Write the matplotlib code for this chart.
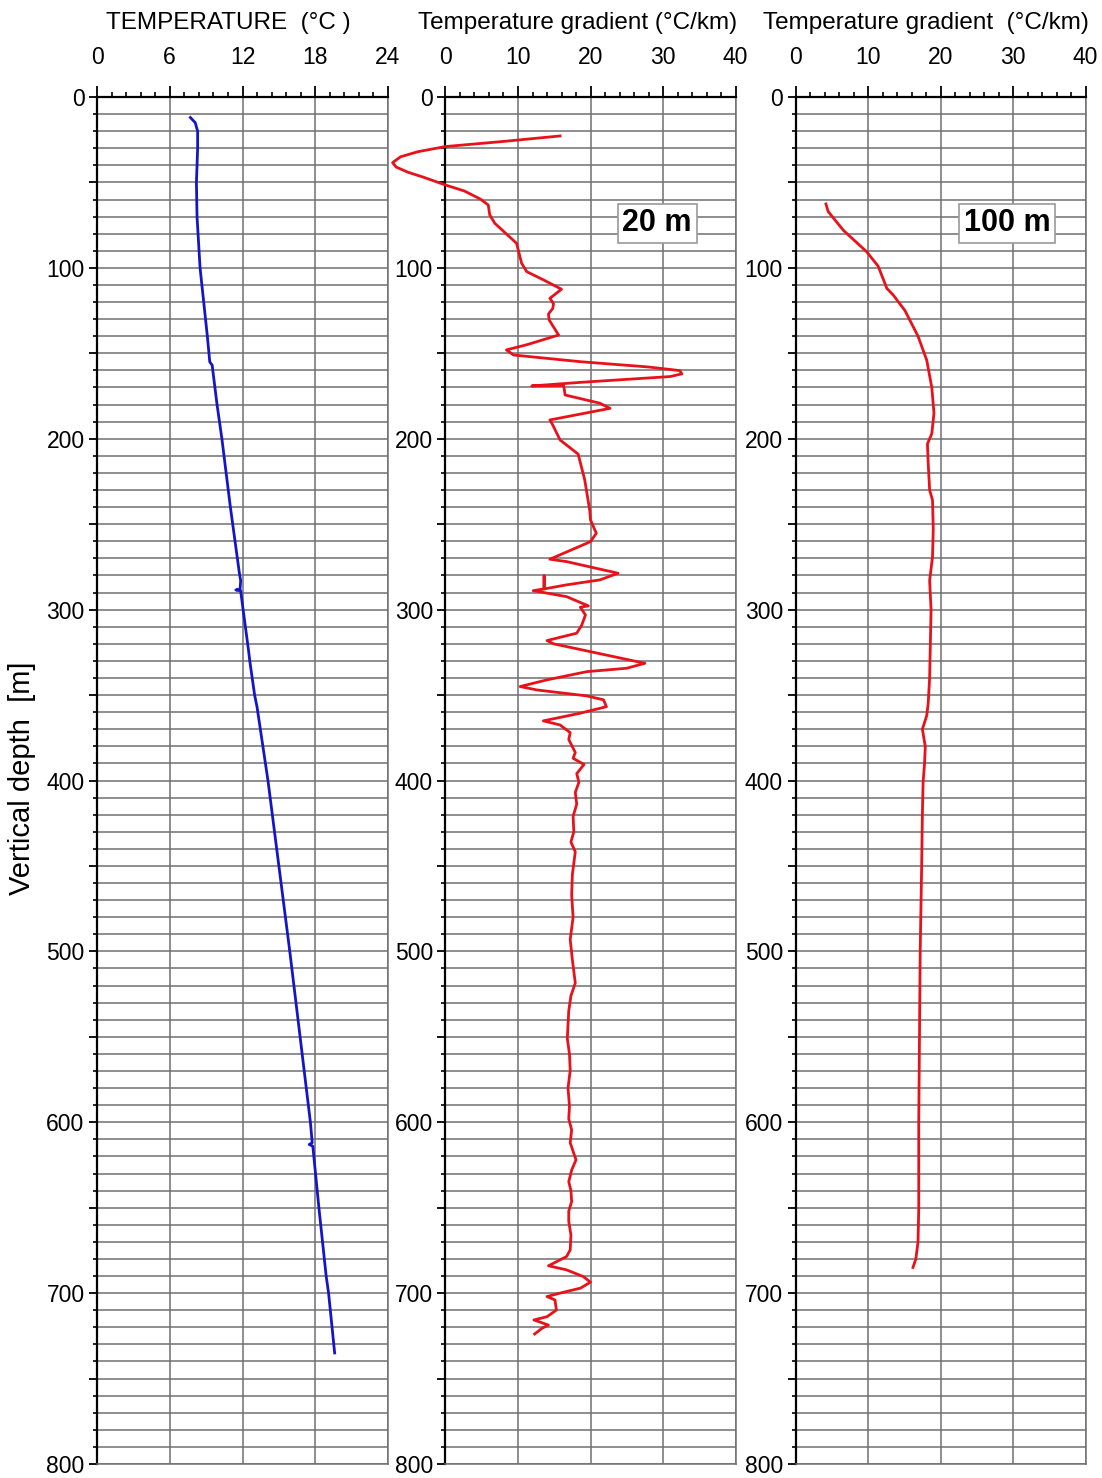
import matplotlib
matplotlib.use("Agg")
import matplotlib.pyplot as plt
from matplotlib.ticker import MultipleLocator, FuncFormatter

# ---------------- data ----------------
temp_depth = [12, 15, 20, 30, 50, 70, 100, 120, 140, 155, 157, 160, 180, 200, 240,
              279, 283, 288, 288.5, 289, 300, 324, 330, 350, 357, 400, 450, 500,
              550, 600, 612, 613, 614, 650, 690, 695, 700, 735]
temp_value = [7.7, 8.1, 8.3, 8.3, 8.2, 8.25, 8.5, 8.8, 9.1, 9.3, 9.5, 9.55, 9.9, 10.3, 11.0,
              11.75, 11.85, 11.8, 11.45, 11.85, 12.05, 12.5, 12.6, 13.0, 13.2, 14.1, 15.0, 15.9,
              16.75, 17.6, 17.75, 17.5, 17.8, 18.3, 18.9, 19.0, 19.1, 19.6]

grad20_depth = [22.8, 26, 29, 32, 35, 38.4, 41, 44, 47, 51.5, 55, 59.7, 63.2, 69, 73.9, 85.6,
                97.3, 102.2, 107, 112.5, 117.8, 121, 123.7, 127, 130.5, 137.3, 139.3, 145,
                148, 151, 154.9, 158, 160.1, 162, 163.6, 167, 169.1, 168.8, 174.4, 179.2,
                182.2, 189, 192, 200.7, 209, 224, 242, 247.5, 255.3, 260.2, 270.5, 271.9,
                278.7, 282.6, 285.5, 287.9, 280.2, 287.9, 288.9, 292.4, 297.8, 298.6, 303.1,
                309, 313.8, 318.1, 320, 324.6, 327.5, 331.4, 334.3, 336.3, 341.1, 345, 347,
                350.5, 352.8, 356.8, 360.6, 365.1, 367.5, 372, 376, 383.6, 387, 390.6, 396,
                401, 407, 413.8, 421, 430, 436, 441.7, 455, 467, 480, 493, 505, 518.5, 526,
                534.8, 543, 551, 560, 569.7, 580, 590.6, 598, 604.5, 612, 622, 628, 634.8,
                640, 646.4, 652, 658, 666, 674.7, 678.6, 684, 686.4, 690.3, 693.6, 697.1, 700,
                702, 704, 709.9, 713.8, 715.7, 718.7, 720.6, 723.9]
grad20_value = [15.8, 8.0, 0, -3.8, -6.2, -7.3, -6.8, -5.2, -3.0, 0, 2.6, 4.8, 5.9, 6.1, 6.8,
                9.8, 10.5, 11.2, 13.5, 16.0, 14.4, 14.9, 14.8, 14.2, 14.3, 15.3, 15.6, 11.2,
                8.4, 9.4, 18.6, 28.0, 32.3, 32.6, 31.0, 18.6, 11.9, 16.3, 16.5, 21.3,
                22.7, 14.4, 14.8, 15.8, 18.3, 19.2, 19.9, 20.0, 20.8, 20.0, 14.4, 16.7,
                23.8, 21.3, 16.7, 13.6, 13.6, 13.6, 12.1, 16.7, 19.7, 18.6, 19.3,
                18.8, 18.1, 14.0, 14.9, 20.0, 23.2, 27.5, 25.0, 19.5, 14.0, 10.3, 12.6,
                19.5, 21.8, 22.2, 18.6, 13.5, 15.8, 17.2, 17.0, 17.9, 17.6, 19.1, 18.1,
                18.4, 17.9, 18.1, 17.6, 17.7, 17.3, 17.9, 17.5, 17.4, 17.6, 17.2, 17.5, 17.9, 17.3,
                17.0, 16.9, 16.8, 17.1, 17.2, 16.9, 17.1, 17.0, 17.4, 17.2, 18.0, 17.4, 17.0,
                17.3, 17.4, 17.0, 17.0, 17.3, 17.2, 16.7, 14.2, 16.7, 19.0, 20.0, 18.6, 15.8,
                14.0, 15.1, 15.3, 14.0, 12.2, 14.2, 13.3, 12.3]

grad100_depth = [62.6, 67, 78, 90.5, 99, 112, 116, 125, 140, 154, 170, 185, 197, 203, 214,
                 230, 236, 253, 269, 283, 300, 320, 340, 355, 362, 370, 380, 390, 401, 420,
                 450, 500, 550, 600, 650, 670, 680, 685]
grad100_value = [4.2, 4.5, 6.6, 9.8, 11.4, 12.6, 13.5, 15.1, 16.9, 18.1, 18.8, 19.1, 18.8, 18.2, 18.3,
                 18.5, 18.9, 19.0, 18.9, 18.5, 18.7, 18.6, 18.5, 18.3, 18.1, 17.5, 17.9, 17.8, 17.6, 17.5,
                 17.4, 17.2, 17.1, 17.0, 17.0, 16.9, 16.6, 16.2]

titles = ["TEMPERATURE  (°C )", "Temperature gradient (°C/km)", "Temperature gradient  (°C/km)"]
xlims = [(0, 24), (0, 40), (0, 40)]
xticks = [[0, 6, 12, 18, 24], [0, 10, 20, 30, 40], [0, 10, 20, 30, 40]]
box_labels = [None, "20 m", "100 m"]
ylabel = "Vertical depth  [m]"

# ---------------- style ----------------
plt.rcParams["font.family"] = ["Liberation Sans", "DejaVu Sans"]

W, H = 1102, 1478
fig = plt.figure(figsize=(W / 100, H / 100), dpi=100)

lefts = [97, 445.5, 795.5]
widths = [291, 290, 290]
top_px, bot_px = 97, 1464
title_x = [228, 578, 926]

series = [(temp_value, temp_depth, "#1515c8"),
          (grad20_value, grad20_depth, "#e8121a"),
          (grad100_value, grad100_depth, "#e8121a")]

grid_col = "#707070"
for i in range(3):
    ax = fig.add_axes([lefts[i] / W, 1 - bot_px / H, widths[i] / W, (bot_px - top_px) / H])
    x, y, c = series[i]
    ax.plot(x, y, color=c, lw=2.0, solid_joinstyle="round", clip_on=False, zorder=3)
    ax.set_xlim(*xlims[i])
    ax.set_ylim(800, 0)
    ax.yaxis.set_major_locator(MultipleLocator(50))
    ax.yaxis.set_minor_locator(MultipleLocator(10))
    ax.yaxis.set_major_formatter(FuncFormatter(lambda v, p: f"{int(v)}" if v % 100 == 0 else ""))
    ax.grid(True, which="both", axis="y", color=grid_col, lw=1.1)
    ax.set_xticks(xticks[i])
    step = (xticks[i][1] - xticks[i][0]) / 5
    ax.xaxis.set_minor_locator(MultipleLocator(step))
    ax.grid(True, which="major", axis="x", color=grid_col, lw=1.1)
    ax.set_axisbelow(True)
    ax.xaxis.tick_top()
    ax.tick_params(axis="x", which="major", direction="out", length=8, width=1.3,
                   pad=12, labelsize=16.5, colors="black")
    ax.tick_params(axis="x", which="minor", direction="out", length=3.6, width=1.2)
    ax.tick_params(axis="y", which="major", direction="out", length=6, width=1.3,
                   pad=3, labelsize=16.5)
    ax.tick_params(axis="y", which="minor", direction="out", length=3, width=1.2)
    ax.spines["left"].set_linewidth(1.6)
    ax.spines["top"].set_linewidth(1.6)
    for s in ("right", "bottom"):
        ax.spines[s].set_color(grid_col)
        ax.spines[s].set_linewidth(1.1)
    fig.text(title_x[i] / W, 1 - 23 / H, titles[i], ha="center", va="center", fontsize=17.5)
    if box_labels[i]:
        ax.text(29.2, 74, box_labels[i], ha="center", va="center", fontsize=22,
                fontweight="bold", zorder=4,
                bbox=dict(boxstyle="square,pad=0.15", fc="white", ec="#9a9a9a", lw=1.2))

fig.text(22 / W, 1 - 778 / H, ylabel, rotation=90, ha="center", va="center", fontsize=21)

fig.savefig("out.png", dpi=100)
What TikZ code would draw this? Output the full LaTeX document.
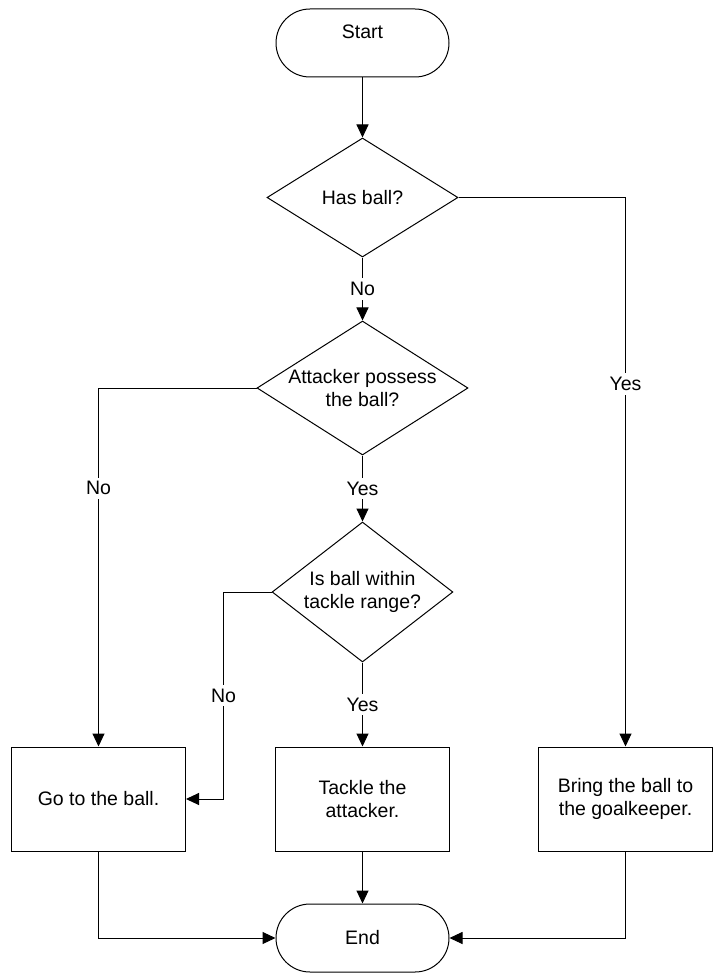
\documentclass[tikz,border=0pt]{standalone}
\usepackage{fontspec}
\setmainfont{Liberation Sans}
\usepackage{tikz}
\usetikzlibrary{arrows.meta,positioning,shapes.geometric}

\begin{document}
\begin{tikzpicture}[x=1pt,y=1pt,line width=1pt,font=\fontsize{19.5}{22.4}\selectfont,
      term/.style={draw,rounded corners=34pt,minimum width=173pt,minimum height=68pt,align=center},
      dec/.style={draw,diamond,aspect=1.57,inner sep=0pt,align=center},
      act/.style={draw,minimum width=174pt,minimum height=104pt,align=center},
      a/.style={-{Triangle[length=13pt,width=12pt]}},
      lbl/.style={fill=white,inner sep=4pt}]
      \useasboundingbox (0,0) rectangle (714,-976);
      \node[term,text depth=22pt] (start) at (362.5,-43) {Start};
      \node[dec,minimum width=191pt,minimum height=119pt,below=60pt of start] (has) {Has ball?};
      \node[dec,minimum width=211pt,minimum height=134pt,below=63pt of has] (att) {Attacker possess\\the ball?};
      \node[dec,minimum width=180pt,minimum height=140pt,below=66pt of att] (rng) {Is ball within\\tackle range?};
      \node[act,below=84pt of rng] (tk) {Tackle the\\attacker.};
      \node[act,left=89pt of tk] (go) {Go to the ball.};
      \node[act,right=88pt of tk] (br) {Bring the ball to\\the goalkeeper.};
      \node[term,below=52pt of tk] (end) {End};
      \coordinate[left=48pt of rng.west] (rngl);
      \draw[a] (start)--(has);
      \draw[a] (has)--node[lbl] {No} (att);
      \draw[a] (has.east)-|node[lbl,pos=0.67] {Yes} (br);
      \draw[a] (att.west)-|node[lbl,pos=0.64] {No} (go);
      \draw[a] (att)--node[lbl] {Yes} (rng);
      \draw[a] (rng.west)--(rngl)|-node[lbl,pos=0.25] {No} (go.east);
      \draw[a] (rng)--node[lbl] {Yes} (tk);
      \draw[a] (go)|-(end); \draw[a] (tk)--(end); \draw[a] (br)|-(end);
    \end{tikzpicture}
\end{document}
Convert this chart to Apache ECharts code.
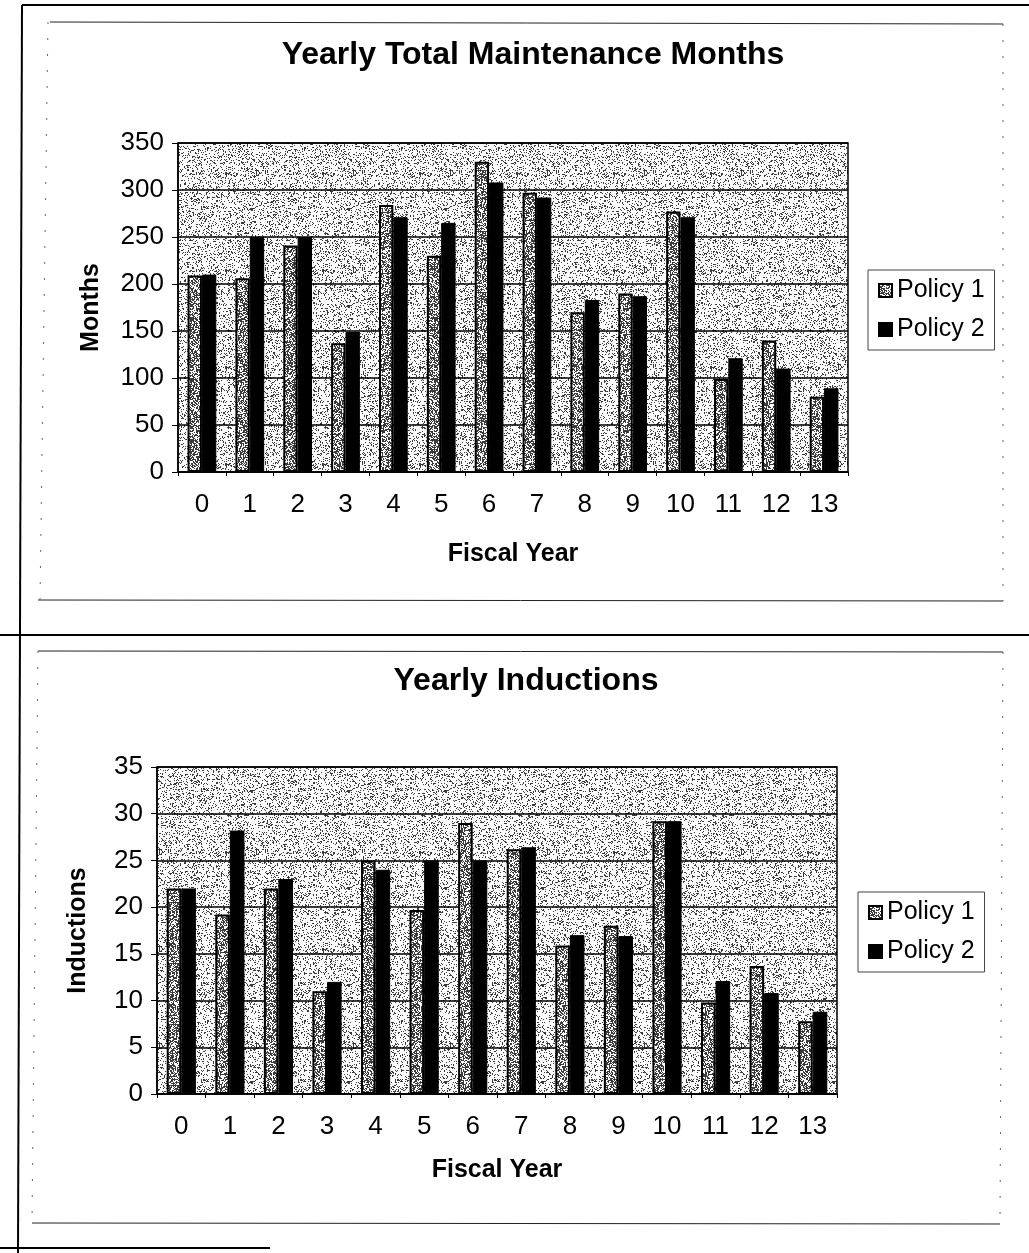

· · · ·

What the task asks. Pictures excluded, repeat the records exactly from their opening line through the line containing "16.75, 17.6, 17.75, 17.5, 17.8, 18.3, 18.9, 19.0, 19.1, 19.6]".

Solved exercise.
Write the matplotlib code for this chart.
import matplotlib
matplotlib.use("Agg")
import matplotlib.pyplot as plt
from matplotlib.ticker import MultipleLocator, FuncFormatter

# ---------------- data ----------------
temp_depth = [12, 15, 20, 30, 50, 70, 100, 120, 140, 155, 157, 160, 180, 200, 240,
              279, 283, 288, 288.5, 289, 300, 324, 330, 350, 357, 400, 450, 500,
              550, 600, 612, 613, 614, 650, 690, 695, 700, 735]
temp_value = [7.7, 8.1, 8.3, 8.3, 8.2, 8.25, 8.5, 8.8, 9.1, 9.3, 9.5, 9.55, 9.9, 10.3, 11.0,
              11.75, 11.85, 11.8, 11.45, 11.85, 12.05, 12.5, 12.6, 13.0, 13.2, 14.1, 15.0, 15.9,
              16.75, 17.6, 17.75, 17.5, 17.8, 18.3, 18.9, 19.0, 19.1, 19.6]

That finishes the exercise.